Not surprisingly, according to recent Gallup surveys, same-sex marriages are on the increase. The surveys reveal one in ten LGBT Americans (10.2%) are married to a same-sex partner, up from the months before the high court decision (7.9%). As a result, a majority (61%) of same-sex cohabitating couples are now married, up from 38% before the ruling. Of course, with the increase in same-sex marriage – there is an inevitable upturn in gay divorce.

Same-Sex Divorce Challenges/Considerations

Just as overall divorce laws took decades to evolve, the legalities surrounding same-sex divorces may take some time to fully form.

In California, common law marriage does not exist – so if you lived with a partner for 15 years prior to marriage, the courts do not take those years into account. More often than not, same-sex couples have lived together for many years before marrying. This can present a range of thorny issues that can make dividing assets a challenge.

If a California couple, same or opposite sex, determines they have irreconcilable differences, they can file for divorce without providing details about why they are splitting up. One party must have lived in the state for at least six months before filing papers and in the county where they are filing for at least the past three months. Yet if a couple was married in California but lives outside the state, dissolution of marriage is permitted in the county where the marriage occurred.

No-Fault same-sex divorce

For same-sex couples, while “no-fault divorce” may make the process a bit less guilt-ridden for the individuals, they, like all divorcing couples, must think about issues like assets, alimony, child support, debt and division of real estate and other assets like 401k or pension plans.

Couples must also be prepared to answer questions about when their relationship entered the “committed mode.” If they were in a formal domestic partnership for many years, it could change how a court looks at the divorce.

California generally includes dissolution of a partnership and a marriage in the same proceeding, but couples in a domestic partnership must dissolve both the marriage and the partnership.

Dissolving one status does not automatically dissolve the other. (If a couple hasn’t followed a partnership with marriage, they can simply seek a “termination of domestic partnership” through the Secretary of State.)

Same-sex divorce requires documentation

Factors that will be considered in a divorce include who brought what to the relationship and when?
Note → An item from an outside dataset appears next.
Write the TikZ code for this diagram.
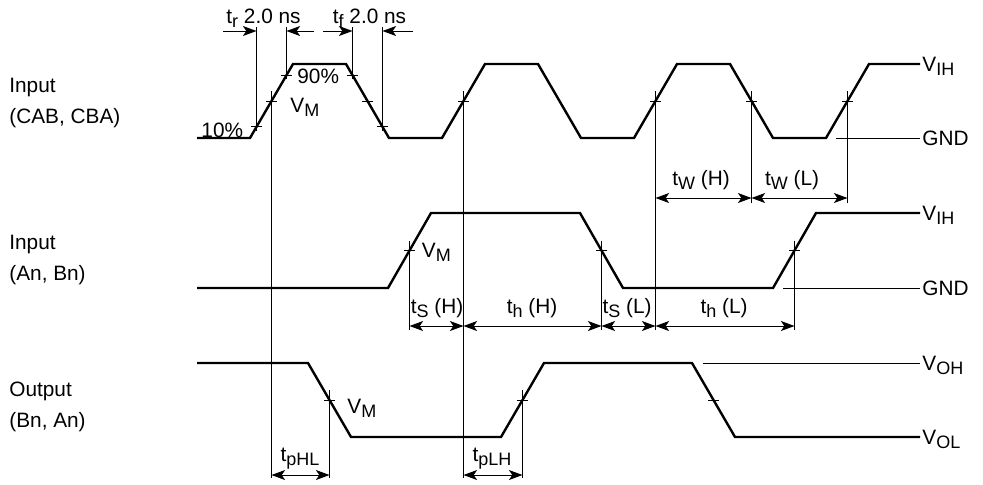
\documentclass[tikz,border=0pt]{standalone}
\usepackage{fontspec}
\setmainfont{Liberation Sans}
\usetikzlibrary{arrows.meta}
\newcommand\sbs[1]{\raisebox{-2.2pt}{\fontsize{9}{10}\selectfont #1}}
\tikzset{
    timing/.style   = {x=0.5pt, y=-0.5pt,
                       >={Stealth[length=6.8pt, width=5pt, inset=1.7pt]},
                       font=\fontsize{10.4}{15.5}\selectfont},
    wave/.style     = {line width=1.2pt, line join=miter},
    guide/.style    = {line width=0.5pt},
    tickmark/.style = {line width=0.5pt},
    dim/.style      = {guide, <->},
    halfdim/.style  = {guide, ->},
    txt/.style      = {inner sep=0pt},
    level/.style    = {txt, anchor=base west},
    signame/.style  = {txt, anchor=north west, align=left}
}

\begin{document}
\begin{tikzpicture}[timing]
\useasboundingbox (0,0) rectangle (983,484);

% Signal names
\node[signame] (in1) at (9,78)    {Input\\(CAB, CBA)};
\node[signame] (in2) at (9,235)   {Input\\(An, Bn)};
\node[signame] (out) at (9,381.5) {Output\\(Bn, An)};

% Waveforms
\draw[wave] (197,138)
    \foreach \e in {250,442,634} { -- (\e,138) -- ++(43,-74) -- ++(53,0) -- ++(43,74) }
    -- (826,138) -- ++(43,-74) -- (920,64);
\draw[wave] (197,288) -- (388,288) -- ++(43,-75) -- (580,213) -- ++(43,75)
    -- (773,288) -- ++(43,-75) -- (920,213);
\draw[wave] (197,363) -- (308,363) -- ++(43,74) -- (501,437) -- ++(43,-74)
    -- (692,363) -- ++(43,74) -- (920,437);

% Levels on the right
\node[level] (ih1) at (922,71)  {V\sbs{IH}};
\node[level] (gnd1) at (922,145) {GND};
\node[level] (ih2) at (922,220) {V\sbs{IH}};
\node[level] (gnd2) at (922,295) {GND};
\node[level] (oh) at (922,370)  {V\sbs{OH}};
\node[level] (ol) at (922,444)  {V\sbs{OL}};
\coordinate (g1) at (836,138);
\coordinate (g2) at (783,288);
\coordinate (g3) at (703,363);
\draw[guide] (g1) -- ([xshift=-1pt]gnd1.west |- g1);
\draw[guide] (g2) -- ([xshift=-1pt]gnd2.west |- g2);
\draw[guide] (g3) -- ([xshift=-1pt]oh.west |- g3);

% Measuring points on the edges
\foreach \m/\x/\y in {r10/256.5/126.9, r90/286.5/75.1, f90/352.5/75.1, f10/382.5/126.9,
        a1/271.5/101, a2/367.5/101, a3/463.5/101, a4/655.5/101, a5/751.5/101, a6/847.5/101,
        b1/409.5/250.5, b2/601.5/250.5, b3/794.5/250.5,
        c1/329.5/400, c2/522.5/400, c3/713.5/400}
{
    \coordinate (\m) at (\x,\y);
    \draw[tickmark] ([xshift=-2.75pt]\m) -- ([xshift=2.75pt]\m);
}

% Guide lines
\foreach \m in {r10,r90,f90,f10}
    \draw[guide] (\m |- 0,27) -- ([yshift=-2pt]\m);
\foreach \m/\b in {a1/478, a3/478, a4/330, a5/203, a6/203,
        b1/330, b2/330, b3/330, c1/478, c2/478}
    \draw[guide] ([yshift=5pt]\m) -- (\m |- 0,\b);

% Rise and fall times
\coordinate (trL) at (223,31);
\coordinate (trR) at (314,31);
\coordinate (tfL) at (323,31);
\coordinate (tfR) at (413,31);
\draw[halfdim] (trL) -- (r10 |- trL);
\draw[halfdim] (trR) -- (r90 |- trR);
\draw[halfdim] (tfL) -- (f90 |- tfL);
\draw[halfdim] (tfR) -- (f10 |- tfR);
\node[txt, anchor=base west] (tr) at (226,23.5)   {t\sbs{r} 2.0 ns};
\node[txt, anchor=base west] (tf) at (332.5,23.5) {t\sbs{f} 2.0 ns};
\node[txt, anchor=base east] (lo) at (243.5,137)  {10\%};
\node[txt, anchor=base west] (hi) at (297,83)     {90\%};

% Switching level labels
\node[txt, anchor=base west] (vm1) at (290,112)     {V\sbs{M}};
\node[txt, anchor=base west] (vm2) at (421.5,257.5) {V\sbs{M}};
\node[txt, anchor=base west] (vm3) at (347,413)     {V\sbs{M}};

% Pulse widths, set-up, hold and propagation times
\foreach \p/\q/\y in {a4/a5/198, a5/a6/198,
        b1/a3/326, a3/b2/326, b2/a4/326, a4/b3/326,
        a1/c1/475, a3/c2/475}
    \draw[dim] (\p |- 0,\y) -- (\q |- 0,\y);
\node[txt, anchor=base] (twh) at (701,185)    {t\sbs{W} (H)};
\node[txt, anchor=base] (twl) at (792,185)    {t\sbs{W} (L)};
\node[txt, anchor=base] (tsh) at (437,313.5)  {t\sbs{S} (H)};
\node[txt, anchor=base] (thh) at (532,313.5)  {t\sbs{h} (H)};
\node[txt, anchor=base] (tsl) at (627,313.5)  {t\sbs{S} (L)};
\node[txt, anchor=base] (thl) at (724,313.5)  {t\sbs{h} (L)};
\node[txt, anchor=base] (tphl) at (300,461.5) {t\sbs{pHL}};
\node[txt, anchor=base] (tplh) at (492,461.5) {t\sbs{pLH}};

\end{tikzpicture}
\end{document}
How much did each partner make before the partnership or marriage? What documents do they have to support their claims – tax receipts, bank statements, real estate transactions, etc.?

California is a “community property state,” meaning any assets or income acquired during the marriage generally belong equally to each partner regardless of who is using or controlling it.

But anything – including debts – predating the marriage can also come into play during the divorce proceedings if they were “comingled” or combined either in a domestic partnership or even just living together with joint bank accounts. There’s also separate property. For example, say one partner paid into a 401k before the union. That money belongs to that partner – and is not community property, yet anything contributed after the partnership or marriage is.

Practicalities of Prenups

Most experts strongly recommend that same-sex couples draw up a prenuptial agreement – which is a legal contract made by a couple before they marry concerning the ownership of their respective assets should the marriage fail.

Laws in many states where same-sex marriage is legal won’t consider the 10 or 15 years a couple were together before they married – which, again, is oftentimes the case with same-sex marriage.

Since these are often couples who are already established in life, their assets may be considerable. So a prenup is optimal for those who want to protect assets they owned before they were married. It can also address assets that the couple acquired together.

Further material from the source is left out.